The ccBot crawler is a distributed crawling infrastructure that makes use of the Apache Hadoop project. We use Map-Reduce to process and extract crawl candidates from our crawl database. This candidate list is sorted by host (domain name) and then distributed to a set of spider (bot) servers. We do not use Nutch for the purposes of crawling, but instead utilize a custom crawl infrastructure to strictly limit the rate at which we crawl individual web hosts. The resulting crawl data is then post processed (for the purposes of link extraction and deduplication) and then reintegrated into the crawl database.
How does the bot identify itself?
Our bot will identify itself with the following User-Agent string:CCBot/1.0 (+http://www.commoncrawl.org/bot.html)
How often does the bot access pages?
We aim to build a system that can maintain a fresh crawl of the web, but, for now, our crawling aims are more modest, and we intend not to overtax anyone’s servers.
How can I ask for a slower crawl if the bot is taking up too much bandwidth?

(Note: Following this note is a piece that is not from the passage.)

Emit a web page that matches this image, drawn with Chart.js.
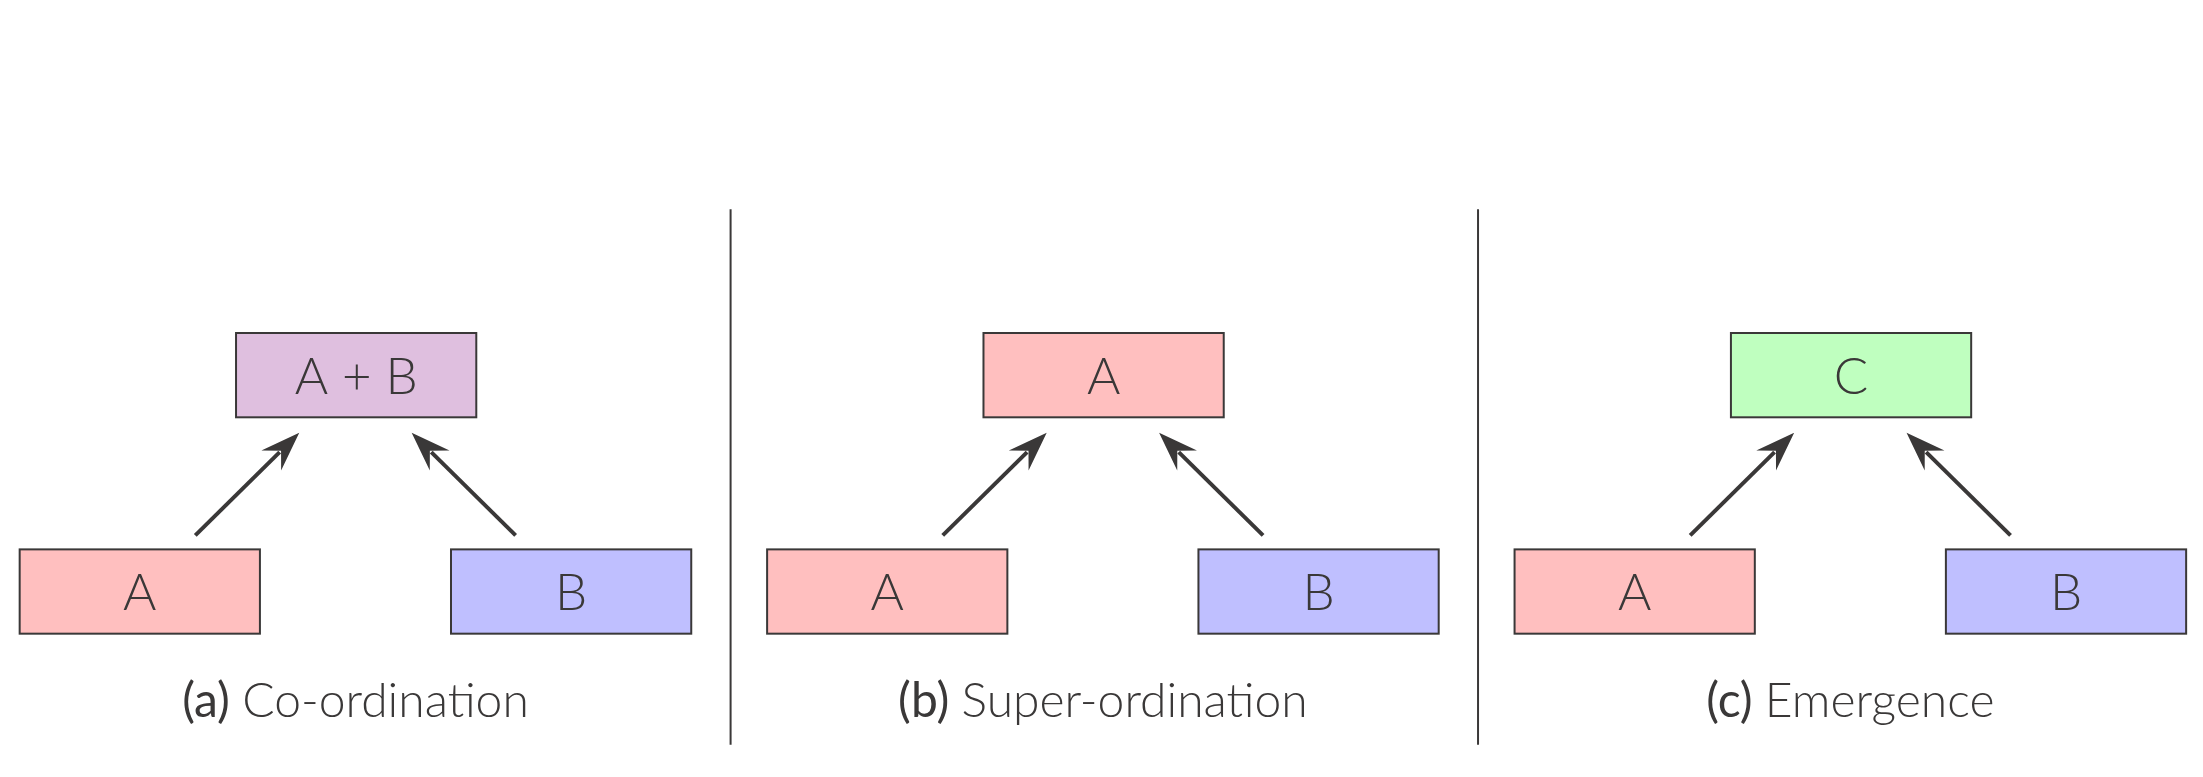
<!DOCTYPE html>
<html>
<head>
<meta charset="utf-8">
<script src="https://cdn.jsdelivr.net/npm/chart.js@4/dist/chart.umd.min.js"></script>
<style>
  html, body { margin: 0; padding: 0; background: #fff; }
  canvas { display: block; }
</style>
</head>
<body>
<canvas id="diagram" width="2203" height="777"></canvas>
<script>
// panel data (diagram units, reference image 1568 x 553)
const panelOffsets = [0, 532, 1064];
const panelTags = ['(a)', '(b)', '(c)'];
const panelTitles = ['Co-ordination', 'Super-ordination', 'Emergence'];
const topLabels = ['A + B', 'A', 'C'];
const topColors = ['#dfbfdf', '#ffbfbf', '#bfffbf'];
const leftLabel = 'A';
const rightLabel = 'B';
const leftColor = '#ffbfbf';
const rightColor = '#bfbfff';
const dividerX = [520, 1052];

// box geometry in diagram units: [x0, y0, x1, y1]
const topBox = [168, 237, 339, 297];
const leftBox = [14, 391, 185, 451];
const rightBox = [321, 391, 492, 451];
const arrowLeft = [139, 381, 213, 308];
const arrowRight = [367, 381, 293, 308];

const ink = '#3a3838';

const diagramPlugin = {
    id: 'diagram',
    afterDatasetsDraw(chart) {
        const ctx = chart.ctx;
        const sx = chart.scales.x;
        const sy = chart.scales.y;
        const px = v => sx.getPixelForValue(v);
        const py = v => sy.getPixelForValue(v);
        const unit = px(1) - px(0);

        function box(b, dx, fill, label) {
            const x0 = px(b[0] + dx), y0 = py(b[1]), x1 = px(b[2] + dx), y1 = py(b[3]);
            ctx.fillStyle = fill;
            ctx.fillRect(x0, y0, x1 - x0, y1 - y0);
            ctx.strokeStyle = ink;
            ctx.lineWidth = 2;
            ctx.strokeRect(x0, y0, x1 - x0, y1 - y0);
            ctx.fillStyle = ink;
            ctx.font = '300 ' + Math.round(36 * unit) + 'px Lato';
            ctx.textAlign = 'center';
            ctx.textBaseline = 'middle';
            ctx.fillText(label, (x0 + x1) / 2, (y0 + y1) / 2 + 2);
        }

        function arrow(a, dx) {
            const x0 = px(a[0] + dx), y0 = py(a[1]), x1 = px(a[2] + dx), y1 = py(a[3]);
            const ang = Math.atan2(y1 - y0, x1 - x0);
            const len = 28 * unit, w = 10 * unit;
            ctx.strokeStyle = ink;
            ctx.fillStyle = ink;
            ctx.lineWidth = 4;
            ctx.beginPath();
            ctx.moveTo(x0, y0);
            ctx.lineTo(x1 - Math.cos(ang) * len * 0.7, y1 - Math.sin(ang) * len * 0.7);
            ctx.stroke();
            const bx = x1 - Math.cos(ang) * len, by = y1 - Math.sin(ang) * len;
            const nx = -Math.sin(ang), ny = Math.cos(ang);
            ctx.beginPath();
            ctx.moveTo(x1, y1);
            ctx.lineTo(bx + nx * w, by + ny * w);
            ctx.lineTo(x1 - Math.cos(ang) * len * 0.65, y1 - Math.sin(ang) * len * 0.65);
            ctx.lineTo(bx - nx * w, by - ny * w);
            ctx.closePath();
            ctx.fill();
        }

        ctx.save();
        dividerX.forEach(x => {
            ctx.strokeStyle = ink;
            ctx.lineWidth = 2;
            ctx.beginPath();
            ctx.moveTo(px(x), py(149));
            ctx.lineTo(px(x), py(530));
            ctx.stroke();
        });

        panelOffsets.forEach((dx, i) => {
            box(topBox, dx, topColors[i], topLabels[i]);
            box(leftBox, dx, leftColor, leftLabel);
            box(rightBox, dx, rightColor, rightLabel);
            arrow(arrowLeft, dx);
            arrow(arrowRight, dx);

            // caption
            const size = Math.round(34 * unit);
            ctx.textBaseline = 'middle';
            ctx.textAlign = 'left';
            ctx.font = '400 ' + size + 'px Lato';
            const tagW = ctx.measureText(panelTags[i] + ' ').width;
            ctx.font = '300 ' + size + 'px Lato';
            const titleW = ctx.measureText(panelTitles[i]).width;
            const start = px(253 + dx) - (tagW + titleW) / 2;
            ctx.fillStyle = ink;
            ctx.font = '400 ' + size + 'px Lato';
            ctx.fillText(panelTags[i] + ' ', start, py(499));
            ctx.font = '300 ' + size + 'px Lato';
            ctx.fillText(panelTitles[i], start + tagW, py(499));
        });
        ctx.restore();
    }
};

new Chart(document.getElementById('diagram'), {
    type: 'scatter',
    data: { datasets: [{ data: [], pointRadius: 0 }] },
    options: {
        responsive: false,
        devicePixelRatio: 1,
        animation: false,
        layout: { padding: 0 },
        plugins: { legend: { display: false }, tooltip: { enabled: false } },
        scales: {
            x: { type: 'linear', min: 0, max: 1568, display: false },
            y: { type: 'linear', min: 0, max: 553, reverse: true, display: false }
        }
    },
    plugins: [diagramPlugin]
});
</script>
</body>
</html>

We obey the crawl-delay the robots.txt convention, so by increasing that number, you will indicate to ccBot to slow down the rate of crawling.
How can I block this bot?
You configure your robots.txt file which uses the Robots Exclusion Protocol to block the crawler. Our bot’s Exclusion User-Agent string is: ccbot.
How can I ensure this bot can crawl my site effectively?

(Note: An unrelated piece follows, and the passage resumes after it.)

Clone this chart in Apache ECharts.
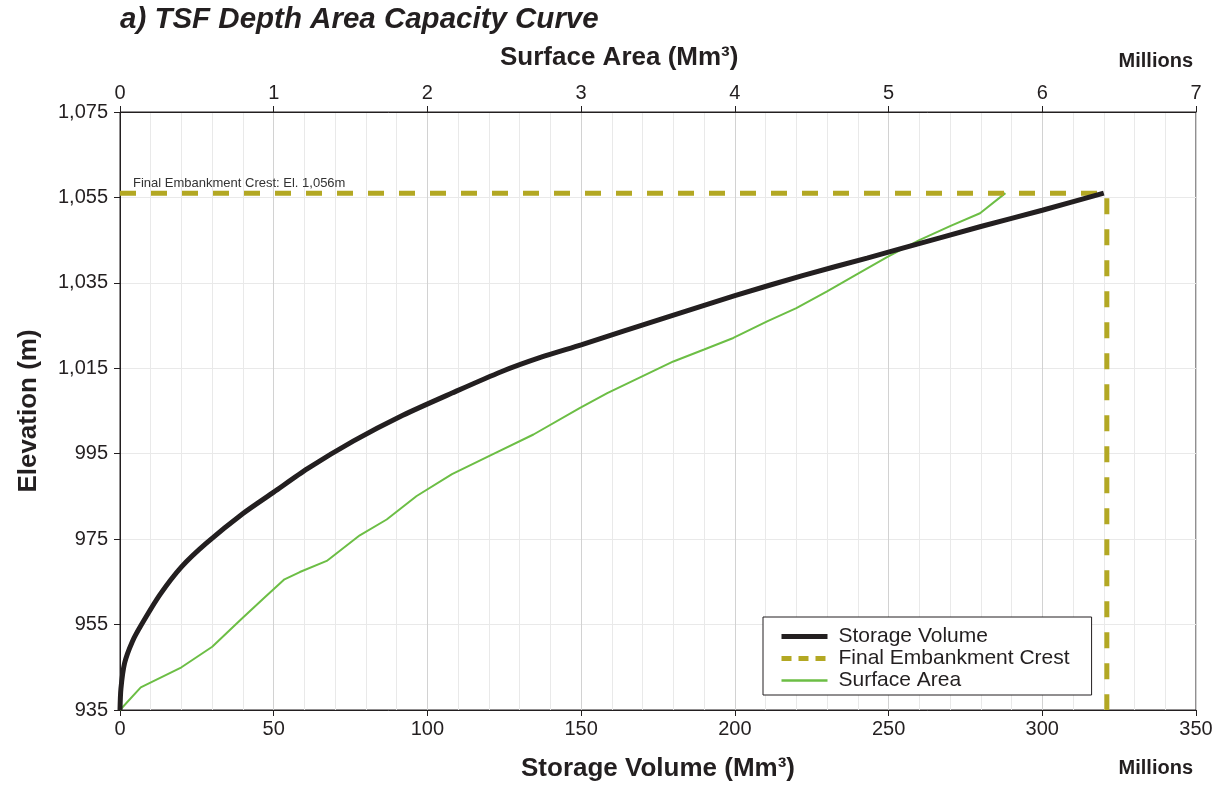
<!DOCTYPE html>
<html>
<head>
<meta charset="utf-8">
<script src="https://cdn.jsdelivr.net/npm/echarts@6/dist/echarts.min.js"></script>
<style>
html,body{margin:0;padding:0;background:#fff;}
#chart{width:1217px;height:787px;}
</style>
</head>
<body>
<div id="chart"></div>
<script>
// Storage volume curve: [volume (Mm3, millions), elevation (m)]
const storageVolume = [
  [0,935],[0.3,940],[1.5,946],[4,951],[7,955],[13,962],[20,968.5],[28,974],
  [40,981],[50,986],[61,991.5],[76,998],[92,1004],[108,1009.2],[124,1014.2],
  [137,1017.6],[150,1020.5],[178,1027],[200,1032],[222,1036.7],[243,1040.8],[254,1043],
  [280,1048.2],[300,1052],[320,1056]
];
// Surface area curve: [area (millions), elevation (m)]
const surfaceArea = [
  [0,935],[0.135,940.3],[0.40,945],[0.60,949.8],[0.79,956.3],[0.93,961],
  [1.07,965.6],[1.17,967.3],[1.345,969.9],[1.56,975.9],[1.735,979.6],
  [1.93,985.1],[2.16,990.2],[2.41,994.6],[2.69,999.5],[2.99,1005.7],
  [3.17,1009.2],[3.38,1012.8],[3.60,1016.6],[3.80,1019.4],[3.99,1022.1],
  [4.21,1026],[4.40,1029.1],[4.60,1033],[4.79,1036.9],[4.99,1041],
  [5.20,1045],[5.40,1048.3],[5.595,1051.3],[5.76,1056]
];
// Final embankment crest: El. 1,056 m, reached at about 321 Mm3
const crestLine = [[0,1056],[321,1056],[321,935]];
const volumeTicks = [0,50,100,150,200,250,300,350];
const areaTicks = [0,1,2,3,4,5,6,7];
const elevationTicks = [935,955,975,995,1015,1035,1055,1075];

const FONT = '"Liberation Sans", Arial, sans-serif';
const INK = '#231f20';

const chart = echarts.init(document.getElementById('chart'), null, {renderer:'canvas'});
const option = {
  animation:false,
  backgroundColor:'#fff',
  textStyle:{fontFamily:FONT, color:INK},
  grid:{left:120, right:21, top:112, bottom:76, show:true, borderColor:INK, borderWidth:1, containLabel:false},
  xAxis:[{
    type:'value', position:'bottom', min:volumeTicks[0], max:volumeTicks[volumeTicks.length-1], interval:50,
    name:'Storage Volume (Mm³)', nameLocation:'middle', nameGap:46,
    nameTextStyle:{fontFamily:FONT, fontSize:26, fontWeight:'bold', color:INK},
    axisLine:{show:true, lineStyle:{color:INK, width:1}},
    axisTick:{show:true, inside:false, length:6, lineStyle:{color:INK}},
    axisLabel:{fontFamily:FONT, fontSize:20, color:INK, margin:9},
    splitLine:{show:true, lineStyle:{color:'#d2d2d2', width:1}},
    minorTick:{show:false, splitNumber:5},
    minorSplitLine:{show:true, lineStyle:{color:'#e9e9e9', width:1}}
  },{
    type:'value', position:'top', min:areaTicks[0], max:areaTicks[areaTicks.length-1], interval:1,
    axisLine:{show:true, lineStyle:{color:INK, width:1}},
    axisTick:{show:true, inside:false, length:6, lineStyle:{color:INK}},
    axisLabel:{fontFamily:FONT, fontSize:20, color:INK, margin:9},
    splitLine:{show:false}
  }],
  yAxis:[{
    type:'value', min:elevationTicks[0], max:elevationTicks[elevationTicks.length-1], interval:20,
    name:'Elevation (m)', nameLocation:'middle', nameGap:78, nameRotate:90,
    nameTextStyle:{fontFamily:FONT, fontSize:26, fontWeight:'bold', color:INK},
    axisLine:{show:true, lineStyle:{color:INK, width:1}},
    axisTick:{show:true, inside:false, length:6, lineStyle:{color:INK}},
    axisLabel:{fontFamily:FONT, fontSize:20, color:INK, margin:12,
      formatter:v=>Number(v).toLocaleString('en-US')},
    splitLine:{show:true, lineStyle:{color:'#e9e9e9', width:1}}
  }],
  legend:{
    left:763, top:617, orient:'vertical',
    padding:[9,22,4,16], itemGap:1, itemWidth:46, itemHeight:18,
    backgroundColor:'#fff', borderColor:INK, borderWidth:1, borderRadius:0,
    itemStyle:{opacity:0},
    textStyle:{fontFamily:FONT, fontSize:21, color:INK, padding:[0,0,0,6]},
    data:[
      {name:'Storage Volume', lineStyle:{width:5}},
      {name:'Final Embankment Crest', lineStyle:{type:[10,7], width:5}},
      {name:'Surface Area', lineStyle:{width:2.5}}
    ]
  },
  series:[{
    name:'Surface Area', type:'line', xAxisIndex:1, yAxisIndex:0,
    data:surfaceArea, showSymbol:false, symbol:'none', smooth:false, z:2,
    lineStyle:{color:'#6cbe45', width:2}, itemStyle:{color:'#6cbe45'}
  },{
    name:'Final Embankment Crest', type:'line', xAxisIndex:0, yAxisIndex:0,
    data:crestLine, showSymbol:false, symbol:'none', z:3,
    lineStyle:{color:'#b3a823', width:5, type:[16,15], join:'miter'}, itemStyle:{color:'#b3a823'}
  },{
    name:'Storage Volume', type:'line', xAxisIndex:0, yAxisIndex:0,
    data:storageVolume, showSymbol:false, symbol:'none', smooth:0.25, z:4,
    lineStyle:{color:INK, width:5}, itemStyle:{color:INK}
  }]
};
chart.setOption(option);

const crestPx = chart.convertToPixel({xAxisIndex:0, yAxisIndex:0}, crestLine[0]);
chart.setOption({
  graphic:[
    {type:'text', left:120, top:5, style:{text:'a) TSF Depth Area Capacity Curve', fontFamily:FONT, fontSize:29.5, fontWeight:'bold', fontStyle:'italic', fill:INK}},
    {type:'text', left:500, top:45, style:{text:'Surface Area (Mm³)', fontFamily:FONT, fontSize:26, fontWeight:'bold', fill:INK}},
    {type:'text', right:24, top:51, style:{text:'Millions', fontFamily:FONT, fontSize:20, fontWeight:'bold', fill:INK}},
    {type:'text', right:24, top:758, style:{text:'Millions', fontFamily:FONT, fontSize:20, fontWeight:'bold', fill:INK}},
    {type:'text', x:crestPx[0]+13, y:crestPx[1]-10, style:{text:'Final Embankment Crest: El. 1,056m', fontFamily:FONT, fontSize:13, fill:'#333', textVerticalAlign:'middle'}}
  ]
});
</script>
</body>
</html>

We are working hard to add features to the crawl system and hope to support the sitemap protocol in the future.
Does the bot support conditional gets/compression?
We do support conditional get requests. We also currently support the gzip encoding format.
Why is the bot crawling pages I don’t have links to?
The bot may have found your pages by following links from other sites.
What is the IP range of the bot?
22.214.171.124 through 126.96.36.199
Does the bot support nofollow?
Currently, we do honor the nofollow attribute as it applies to links embedded on your site. It should be noted that the nofollow attribute value is not meant for blocking access to content or preventing content to be indexed by search engines. Instead, the nofollow attribute is primarily used by site authors to prevent Search Engines such as Google from having the source page’s PageRank impact the PageRank of linked targets. If we ever did ignore nofollow in the future, we would do so only for the purposes of link discovery and would never create any association between the discovered link and the source document.
What parts of robots.txt does the bot support?
We support Disallow as well as Disallow / Allow combinations. We also support the crawl-delay directive. We plan to support the sitemap directive in a future release.
What robots meta tags does the bot support?
We support the NOFOLLOW meta-tag.